Moreover, the FCA logged concerns in its report that while P2P platforms have successfully flourished in a low interest rate, high-growth environment, their structures and businesses may not be well-equipped to handle either the increased upward drift of interest rates or the possibility of an economic slump. According to the FCA, either could potentially trigger a wave of unexpected defaults, particularly in the higher-risk lending brackets found on some marketplace lending sites.

The U.K. financial regulator is planning to crack down on peer-to-peer lenders and crowdfunding platforms, following concerns that investors could be taking on more risk than they realize. In a long-awaited review of the sector published on Friday, the FCA proposed tougher rules for the peer-to-peer industry, which has grown dramatically in the last decade as banks have retreated from high-risk lending and interest rates have fallen. The FCA said it was worried that a rise in interest rates could trigger a spate of defaults on many of the high-risk loans that peer-to-peer lending websites facilitate.

“When a platform advertises a target rate of return, we want that target rate to be achievable and for investors to understand and be fairly remunerated for the risks they are exposed to,” the report noted.
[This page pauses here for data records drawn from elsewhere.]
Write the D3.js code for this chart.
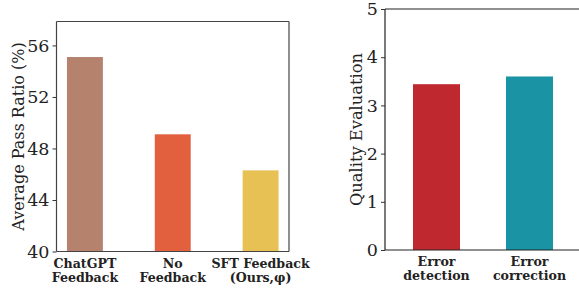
<!DOCTYPE html>
<html><head><meta charset="utf-8">
<script src="https://cdn.jsdelivr.net/npm/d3@7"></script>
<style>body{margin:0;background:#fff}svg{display:block}</style>
</head><body>
<script>
const leftCategories = [["ChatGPT","Feedback"],["No","Feedback"],["SFT Feedback","(Ours,\u03c6)"]];
const leftValues = [55.1, 49.1, 46.3];
const leftColors = ["#b5826d","#e3603f","#e8c155"];
const leftTicks = [40, 44, 48, 52, 56];
const rightCategories = [["Error","detection"],["Error","correction"]];
const rightValues = [3.44, 3.60];
const rightColors = ["#c0282f","#1a93a5"];
const rightTicks = [0, 1, 2, 3, 4, 5];

const W = 579, H = 289;
const svg = d3.select("body").append("svg").attr("width", W).attr("height", H);
const serif = "DejaVu Serif";

function panel(opt) {
  const g = svg.append("g");
  const x = d3.scaleBand().domain(d3.range(opt.cats.length)).range([opt.x0, opt.xr]).paddingInner(opt.pi).paddingOuter(opt.po);
  const y = d3.scaleLinear().domain(opt.dom).range([opt.y1, opt.y0]);
  g.selectAll("rect.bar").data(opt.vals).join("rect")
    .attr("x", (d, i) => x(i)).attr("width", x.bandwidth())
    .attr("y", d => y(d)).attr("height", d => y(opt.dom[0]) - y(d))
    .attr("fill", (d, i) => opt.colors[i]);
  const ya = g.append("g").attr("transform", `translate(${opt.x0},0)`)
    .call(d3.axisLeft(y).tickValues(opt.ticks).tickSize(4).tickPadding(3).tickFormat(d3.format("d")));
  ya.select(".domain").remove();
  ya.selectAll("text").attr("font-family", serif).attr("font-size", 17.5).attr("fill", "#222");
  ya.selectAll("line").attr("stroke", "#333");
  const sp = g.append("g").attr("fill", "none").attr("stroke", opt.spine).attr("stroke-width", 1.2);
  sp.append("line").attr("x1", opt.x0).attr("x2", opt.x0).attr("y1", opt.y0).attr("y2", opt.y1);
  sp.append("line").attr("x1", opt.x0).attr("x2", opt.x1).attr("y1", opt.y1).attr("y2", opt.y1);
  sp.append("line").attr("x1", opt.x0).attr("x2", opt.x1).attr("y1", opt.y0).attr("y2", opt.y0);
  if (opt.rightSpine) sp.append("line").attr("x1", opt.x1).attr("x2", opt.x1).attr("y1", opt.y0).attr("y2", opt.y1);
  opt.cats.forEach((c, i) => {
    const t = g.append("text").attr("text-anchor", "middle").attr("font-family", serif)
      .attr("font-weight", "bold").attr("font-size", 12.6).attr("fill", "#222");
    c.forEach((line, k) => t.append("tspan").attr("x", x(i) + x.bandwidth() / 2).attr("y", opt.y1 + 16 + k * 14).text(line));
  });
  g.append("text").attr("transform", `translate(${opt.lx},${(opt.y0 + opt.y1) / 2}) rotate(-90)`)
    .attr("text-anchor", "middle").attr("dominant-baseline", "central")
    .attr("font-family", serif).attr("font-size", opt.lfs).attr("fill", "#222").text(opt.label);
}

panel({cats: leftCategories, vals: leftValues, colors: leftColors, ticks: leftTicks,
  dom: [40, 57.86], x0: 56.5, x1: 289, xr: 289, y0: 21.5, y1: 251.5, pi: 0.591, po: 0.119,
  spine: "#444", rightSpine: true, label: "Average Pass Ratio (%)", lx: 18, lfs: 16});
panel({cats: rightCategories, vals: rightValues, colors: rightColors, ticks: rightTicks,
  dom: [0, 5], x0: 385, x1: 590, xr: 581, y0: 9, y1: 250, pi: 0.4946, po: 0.301,
  spine: "#222", rightSpine: false, label: "Quality Evaluation", lx: 356, lfs: 16.3});
</script>
</body></html>
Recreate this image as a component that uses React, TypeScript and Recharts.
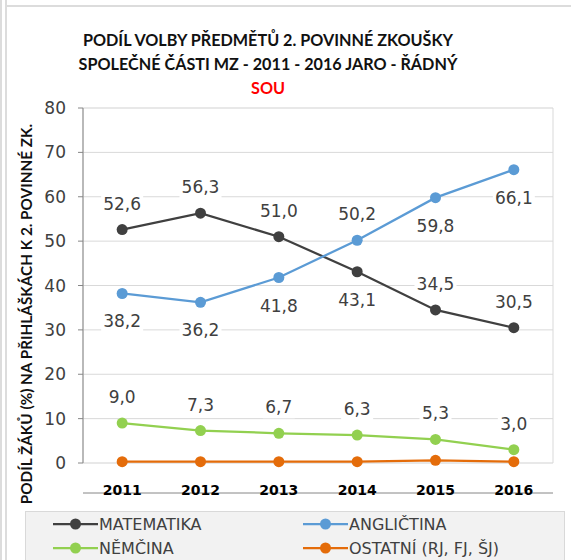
import React from "react";
import { LineChart, Line, XAxis, YAxis, CartesianGrid, LabelList, Legend } from "recharts";

const years = ["2011", "2012", "2013", "2014", "2015", "2016"];
const seriesNames = ["MATEMATIKA", "ANGLIČTINA", "NĚMČINA", "OSTATNÍ (RJ, FJ, ŠJ)"];
const matematika = [52.6, 56.3, 51.0, 43.1, 34.5, 30.5];
const anglictina = [38.2, 36.2, 41.8, 50.2, 59.8, 66.1];
const nemcina = [9.0, 7.3, 6.7, 6.3, 5.3, 3.0];
const ostatni = [0.3, 0.3, 0.3, 0.3, 0.6, 0.3];

const yTicks = [0, 10, 20, 30, 40, 50, 60, 70, 80];
const yMinorTicks = [0, 2, 4, 6, 8, 10, 12, 14, 16, 18, 20, 22, 24, 26, 28, 30, 32, 34, 36, 38, 40, 42, 44, 46, 48, 50, 52, 54, 56, 58, 60, 62, 64, 66, 68, 70, 72, 74, 76, 78, 80];
const boundaryTicks = [0, 1, 2, 3, 4, 5, 6];
const centerTicks = [0.5, 1.5, 2.5, 3.5, 4.5, 5.5];

// where each data label sits relative to its point
const matLabelSide = ["top", "top", "top", "bottom", "top", "top"];
const angLabelSide = ["bottom", "bottom", "bottom", "top", "bottom", "bottom"];
const nemLabelSide = ["top", "top", "top", "top", "top", "top"];

const data = years.map((year, i) => ({
  year,
  pos: centerTicks[i],
  mat: matematika[i],
  ang: anglictina[i],
  nem: nemcina[i],
  ost: ostatni[i],
}));

const COLORS = {
  mat: "#404040",
  ang: "#5b9bd5",
  nem: "#92d050",
  ost: "#e46c0a",
};

const numFont = "'DejaVu Sans', Verdana, sans-serif";
const titleFont = "Lato, 'Open Sans', sans-serif";

const fmt = (v: number) => v.toFixed(1).replace(".", ",");

const makeLabel = (sides: string[]) => (props: any) => {
  const { x, y, value, index } = props;
  const side = sides[index];
  const cy = side === "top" ? y - 26 : y + 28;
  const text = fmt(Number(value));
  const w = text.length * 10 + 2;
  return (
    <g>
      <rect x={x - w / 2} y={cy - 11} width={w} height={22} fill="#fff" />
      <text
        x={x}
        y={cy}
        textAnchor="middle"
        dominantBaseline="central"
        fontFamily={numFont}
        fontSize={17}
        fill="#404040"
      >
        {text}
      </text>
    </g>
  );
};

const LegendBox = (props: any) => {
  const items = props.payload || [];
  return (
    <div
      style={{
        display: "grid",
        gridTemplateColumns: "250px 250px",
        rowGap: 2,
        paddingLeft: 27,
        paddingTop: 1,
        fontFamily: numFont,
        fontSize: 16,
        color: "#404040",
      }}
    >
      {items.map((it: any) => (
        <div key={it.value} style={{ display: "flex", alignItems: "center", height: 22 }}>
          <svg width={45} height={14} style={{ marginRight: 1 }}>
            <line x1={0} y1={7} x2={45} y2={7} stroke={it.color} strokeWidth={2.25} />
            <circle cx={22.5} cy={7} r={5.5} fill={it.color} />
          </svg>
          <span>{it.value}</span>
        </div>
      ))}
    </div>
  );
};

const App: React.FC = () => {
  return (
    <div style={{ position: "absolute", left: 0, top: 0, width: 571, height: 560, background: "#fff", overflow: "hidden" }}>
      {/* outer frame lines */}
      <div style={{ position: "absolute", left: 0, top: 0, width: 2, height: 560, background: "#dcdcdc" }} />
      <div style={{ position: "absolute", left: 5, top: 0, width: 2, height: 560, background: "#dcdcdc" }} />
      <div style={{ position: "absolute", left: 5, top: 5, width: 566, height: 2, background: "#dcdcdc" }} />

      <div
        style={{
          position: "absolute",
          left: 68,
          top: 28,
          width: 400,
          textAlign: "center",
          fontFamily: titleFont,
          fontWeight: 700,
          fontSize: 16.2,
          lineHeight: "24px",
          color: "#111",
        }}
      >
        <div>PODÍL VOLBY PŘEDMĚTŮ 2. POVINNÉ ZKOUŠKY</div>
        <div>SPOLEČNÉ ČÁSTI MZ - 2011 - 2016 JARO - ŘÁDNÝ</div>
        <div style={{ color: "#ff0000" }}>SOU</div>
      </div>

      <LineChart width={571} height={560} data={data} margin={{ top: 108, right: 18, left: 0, bottom: 59 }}>
        <CartesianGrid xAxisId="grid" yAxisId="minor" vertical={false} stroke="#efefef" strokeWidth={1} />
        <CartesianGrid xAxisId="grid" yAxisId="major" stroke="#d9d9d9" strokeWidth={1} />
        <XAxis
          xAxisId="grid"
          dataKey="pos"
          type="number"
          domain={[0, 6]}
          allowDataOverflow
          ticks={boundaryTicks}
          interval={0}
          tick={false}
          tickSize={6}
          height={8}
          axisLine={{ stroke: "#868686" }}
          tickLine={{ stroke: "#868686" }}
        />
        <XAxis
          xAxisId="cat"
          dataKey="pos"
          type="number"
          domain={[0, 6]}
          allowDataOverflow
          ticks={centerTicks}
          interval={0}
          tickFormatter={(v: number) => years[Math.floor(v)]}
          height={30}
          axisLine={false}
          tickLine={false}
          tickSize={0}
          tickMargin={22}
          tick={{ fontFamily: numFont, fontSize: 14, fontWeight: 700, fill: "#000" }}
        />
        <YAxis
          yAxisId="major"
          width={83}
          domain={[0, 80]}
          ticks={yTicks}
          interval={0}
          tickSize={5}
          tickMargin={12}
          axisLine={{ stroke: "#868686" }}
          tickLine={{ stroke: "#868686" }}
          tick={{ fontFamily: numFont, fontSize: 17, fill: "#404040" }}
          label={{
            content: () => (
              <text
                x={26}
                y={314}
                transform="rotate(-90 26 314)"
                textAnchor="middle"
                dominantBaseline="central"
                fontFamily={titleFont}
                fontWeight={700}
                fontSize={15.3}
                fill="#111"
              >
                PODÍL ŽÁKŮ (%) NA PŘIHLÁŠKÁCH K 2. POVINNÉ ZK.
              </text>
            ),
          }}
        />
        <YAxis
          yAxisId="minor"
          orientation="right"
          width={0}
          domain={[0, 80]}
          ticks={yMinorTicks}
          interval={0}
          tick={false}
          axisLine={false}
          tickLine={false}
        />
        <Legend
          layout="horizontal"
          verticalAlign="middle"
          align="center"
          itemSorter={(item: any) => seriesNames.indexOf(item.value)}
          content={<LegendBox />}
          wrapperStyle={{
            position: "absolute",
            left: 25,
            top: 511,
            width: 540,
            height: 52,
            background: "#f2f2f2",
            border: "1px solid #d9d9d9",
            boxSizing: "border-box",
          }}
        />
        <Line
          xAxisId="grid"
          yAxisId="major"
          name={seriesNames[0]}
          dataKey="mat"
          stroke={COLORS.mat}
          strokeWidth={2.25}
          dot={{ r: 5.5, fill: COLORS.mat, stroke: "none" }}
          activeDot={false}
          isAnimationActive={false}
        >
          <LabelList dataKey="mat" content={makeLabel(matLabelSide)} />
        </Line>
        <Line
          xAxisId="grid"
          yAxisId="major"
          name={seriesNames[1]}
          dataKey="ang"
          stroke={COLORS.ang}
          strokeWidth={2.25}
          dot={{ r: 5.5, fill: COLORS.ang, stroke: "none" }}
          activeDot={false}
          isAnimationActive={false}
        >
          <LabelList dataKey="ang" content={makeLabel(angLabelSide)} />
        </Line>
        <Line
          xAxisId="grid"
          yAxisId="major"
          name={seriesNames[2]}
          dataKey="nem"
          stroke={COLORS.nem}
          strokeWidth={2.25}
          dot={{ r: 5.5, fill: COLORS.nem, stroke: "none" }}
          activeDot={false}
          isAnimationActive={false}
        >
          <LabelList dataKey="nem" content={makeLabel(nemLabelSide)} />
        </Line>
        <Line
          xAxisId="grid"
          yAxisId="major"
          name={seriesNames[3]}
          dataKey="ost"
          stroke={COLORS.ost}
          strokeWidth={2.25}
          dot={{ r: 5.5, fill: COLORS.ost, stroke: "none" }}
          activeDot={false}
          isAnimationActive={false}
        />
      </LineChart>
    </div>
  );
};

export default App;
Moreover, the FCA continued, borrowers also have a reasonable expectation of being “afforded the same protection when provided with credit under a P2P agreement as with other types of credit.” That means, according to the report, platforms should be responsible for determining not just whether the customer will repay, but also how affordable that repayment will be for the consumer – within reason.

“Creditworthiness assessment is not an exact science, and we recognize that affordable loans can become unaffordable due to a change in the customer’s circumstances or wider economic events,” said the FCA. “However, we do expect firms to have effective processes in place aimed at eliminating lending that is foreseeably unaffordable.”

The Industry Reacts

The FCA noted in its own report that its interactions with industry leaders and stakeholders had been broadly friendly and supportive.
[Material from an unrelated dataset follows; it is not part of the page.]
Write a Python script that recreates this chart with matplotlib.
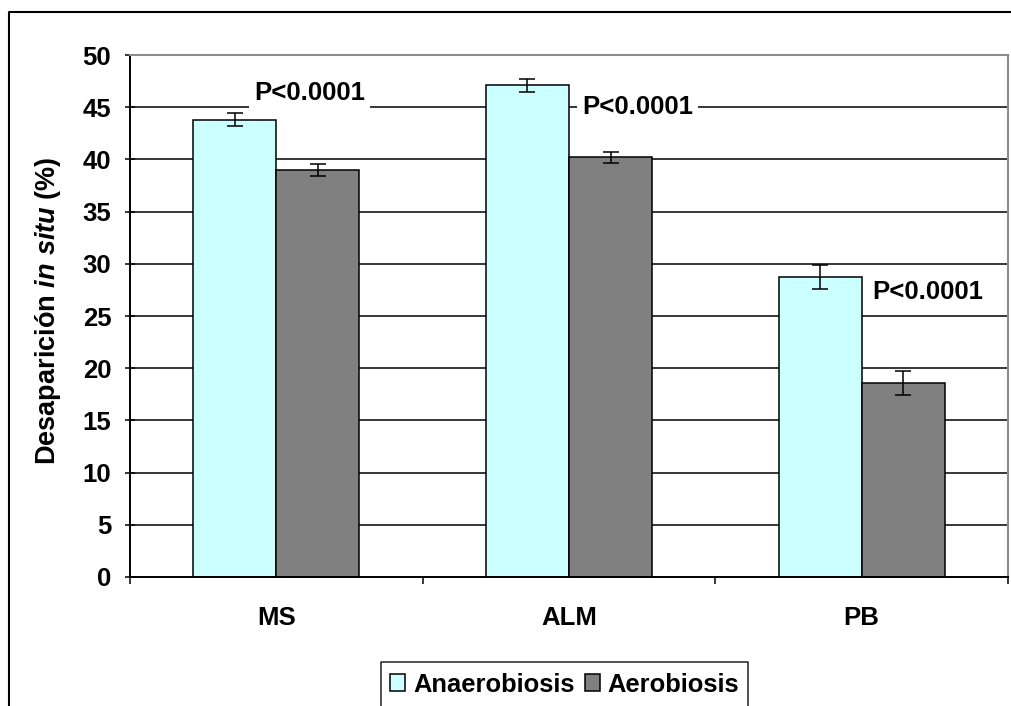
import numpy as np
import matplotlib
matplotlib.use("Agg")
import matplotlib.pyplot as plt
from matplotlib.patches import Patch
from matplotlib.lines import Line2D

plt.rcParams["font.family"] = ["Liberation Sans", "DejaVu Sans"]
plt.rcParams["mathtext.fontset"] = "custom"
plt.rcParams["mathtext.rm"] = "Liberation Sans:bold"
plt.rcParams["mathtext.it"] = "Liberation Sans:italic:bold"
plt.rcParams["mathtext.bf"] = "Liberation Sans:bold"

# Data
categories = ["MS", "ALM", "PB"]
anaerobiosis = [43.8, 47.1, 28.7]
aerobiosis = [39.0, 40.2, 18.6]
err_anaerobiosis = [0.6, 0.6, 1.15]
err_aerobiosis = [0.6, 0.5, 1.15]
p_labels = ["P<0.0001", "P<0.0001", "P<0.0001"]
series_names = ["Anaerobiosis", "Aerobiosis"]
yticks = [0, 5, 10, 15, 20, 25, 30, 35, 40, 45, 50]

W, H = 1012, 706
fig = plt.figure(figsize=(W / 100, H / 100), dpi=100)
ax = fig.add_axes([130 / W, 1 - 577 / H, 878 / W, 522 / H])

c_anaer = "#CCFFFF"
c_aer = "#808080"
x = np.arange(len(categories))
bw = 0.284
fs = 18.5

ax.set_axisbelow(True)
ax.bar(x - bw / 2, anaerobiosis, bw, color=c_anaer, edgecolor="black", linewidth=1.1, zorder=2)
ax.bar(x + bw / 2, aerobiosis, bw, color=c_aer, edgecolor="black", linewidth=1.1, zorder=2)
ax.errorbar(x - bw / 2, anaerobiosis, yerr=err_anaerobiosis, fmt="none", ecolor="black",
            elinewidth=1.1, capsize=5.5, capthick=1.1, zorder=3)
ax.errorbar(x + bw / 2, aerobiosis, yerr=err_aerobiosis, fmt="none", ecolor="black",
            elinewidth=1.1, capsize=5.5, capthick=1.1, zorder=3)

ax.set_xlim(-0.5, len(categories) - 0.5)
ax.set_ylim(0, 50)
ax.set_yticks(yticks)
ax.set_yticklabels([str(t) for t in yticks], fontsize=fs, fontweight="bold")
for t in yticks[1:-1]:
    ax.axhline(t, color="black", linewidth=1.1, zorder=1)

ax.set_xticks(x)
ax.set_xticklabels(categories, fontsize=fs, fontweight="bold")
ax.set_xticks(np.arange(-0.5, len(categories)), minor=True)
ax.tick_params(axis="x", which="major", length=0, pad=21)
ax.tick_params(axis="x", which="minor", length=5, width=1.1, direction="out")
ax.tick_params(axis="y", length=7, width=1.1, direction="inout", pad=10)

for side in ("left", "bottom"):
    ax.spines[side].set_color("black")
    ax.spines[side].set_linewidth(1.4)
for side in ("top", "right"):
    ax.spines[side].set_color("#8c8c8c")
    ax.spines[side].set_linewidth(1.5)

ax.set_ylabel("Desaparición $\\mathit{in\\ situ}$ (%)", fontsize=19.5, fontweight="bold")
ax.yaxis.set_label_coords(-0.076, 0.51)

# Significance labels on white boxes
p_pos = [(0.113, 46.4), (1.234, 45.0), (2.226, 27.3)]
for (px, py), lab in zip(p_pos, p_labels):
    ax.text(px, py, lab, ha="center", va="center", fontsize=fs, fontweight="bold",
            zorder=4, bbox=dict(facecolor="white", edgecolor="none", pad=3.5))

# Legend
handles = [Patch(facecolor=c_anaer, edgecolor="black", linewidth=1.1),
           Patch(facecolor=c_aer, edgecolor="black", linewidth=1.1)]
fig.legend(handles, series_names, loc="center left", bbox_to_anchor=(390 / W, 1 - 684.5 / H),
           frameon=False, ncol=2, prop=dict(size=18.4, weight="bold"),
           handlelength=0.6, handleheight=0.6, handletextpad=0.3, columnspacing=0.4,
           borderpad=0, borderaxespad=0)

def fig_line(xs, ys, **kw):
    fig.add_artist(Line2D([v / W for v in xs], [1 - v / H for v in ys],
                          transform=fig.transFigure, **kw))

# Legend frame
fig_line([381, 381, 748, 748], [720, 662, 662, 720], color="#222222", linewidth=1.1)
# Outer chart border
fig_line([9.5, 9.5, 1020], [720, 12, 12], color="black", linewidth=1.5)

fig.savefig("out.png", dpi=100)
“Respondents agreed that credit provided through P2P agreements should be subject to the same creditworthiness requirements as other types of credit,” the FCA wrote. “Respondents were broadly supportive of our proposals, and welcomed the extension of the creditworthiness requirements to credit limit increases under P2P agreements.”

And public response from the U.K. market’s larger players has echoed that broadly supportive stance.

Zopa CEO Jaidev Janardana was particularly positive on the development, and welcomed the coming regulatory structure as a positive good for the industry as a whole.

“We also believe strongly in a well-regulated industry – we lobbied for years for effective regulation,” Janardana noted in a statement released shortly after the FCA report dropped. He added that as a founding member of the P2PFA, they – and all other members of the organization – already independently hold themselves to the sorts of standards outlined in the FCA report.

“The more that can be done to make sure all P2P organizations have these standards, the better in our opinion.”

And Zopa’s CEO was not the only public booster.

“The association has always maintained that all investors lending through a peer-to-peer lending platform need to be clear about the performance of the platforms on which they invest,” Paul Smee, chairman of the peer-to-peer finance association, told The Times of London.

The proposed regulatory changes are still in their earliest form, and will likely see some additions and revisions before their final form rolls out.

The comment period on the proposed regulations officially opened about a week ago, and will run through late October 2018.

The FCA plans to release its full policy proposal by Q2 2019.